Regardless of who you are, how long you’ve been writing or how many times you’ve been published or any of the other dozens of variables that go into a writing career it never hurts to have a second pair of eyes go over your work. You are naturally biased towards your own work, which is both a good and a bad thing. You want it to be good, so you’ll work harder to fix things that aren’t right on it. On the other hand, you want it to be good, so you can’t necessarily see what’s wrong with it.
Having someone who hasn’t agonized for hours over those same words read through them is absolutely invaluable. Sometimes referred to as beta readers (and sometimes as alpha readers), these are the people who read your manuscript before anyone else to help you find problem areas.
This is not to be confused with a sensitivity reader, who checks your work for harmful tropes, messages or ideas towards minorities groups.
Beta readers however, can do a huge amount for your work, be that spotting a wonky paragraph that needs reworking, to helping you find a scene that’s dragging. In some cases they may also pick up minor mistakes you missed such as the wrong homophone or a missed punctuation mark. (Note here that this is not something you should rely on a beta for, but should probably find a willing critique partner to help with).

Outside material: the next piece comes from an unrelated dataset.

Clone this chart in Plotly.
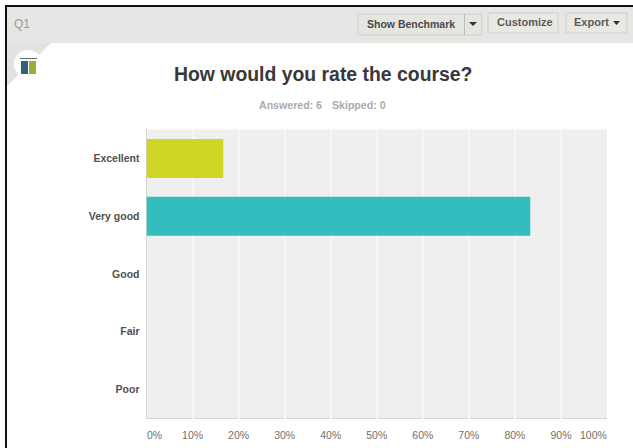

Most importantly however, beta readers can give you insight into what a reader is thinking when they’re reading your stories. One of the most valuable things I’ve found from my own betas is how they react to the characters I craft. In these cases they’ve shown me where I’ve missed the mark when motivations aren’t clear, and also when they’ve unexpectedly fallen in love with a side character.
Finding a beta reader doesn’t have to be hard. Try asking anyone you know who falls into your target audience if they’re willing to read and give you feedback on your manuscript.
Keep in mind however, that there are a couple of things that go with being a beta reader.
- Honesty is key. While it might feel nice to have someone say they like your work and that they don’t think there’s anything to change, that won’t help you improve your writing in the long run. On the flip side of that, it also helps if they can point out things they enjoyed.
- Articulation is another useful trait. Rather than a vague ‘this bit was nice’ it helps if your beta can explain ‘I enjoyed this because it was tense’ or ‘this scene felt a little slow’. They don’t need to have a full, detailed report on every little thing, but telling you why this or that isn’t working for them does help.
As the writer however, you have a couple of things to uphold as well. Remember that betas are often doing this in their free time on a voluntary basis, so have some patience. If you’re uncertain about what they mean by some of their comments, try asking questions, and especially ask for suggestions! You’re not honor-bound to follow any suggestions they do give, but they might just have the solutions you need.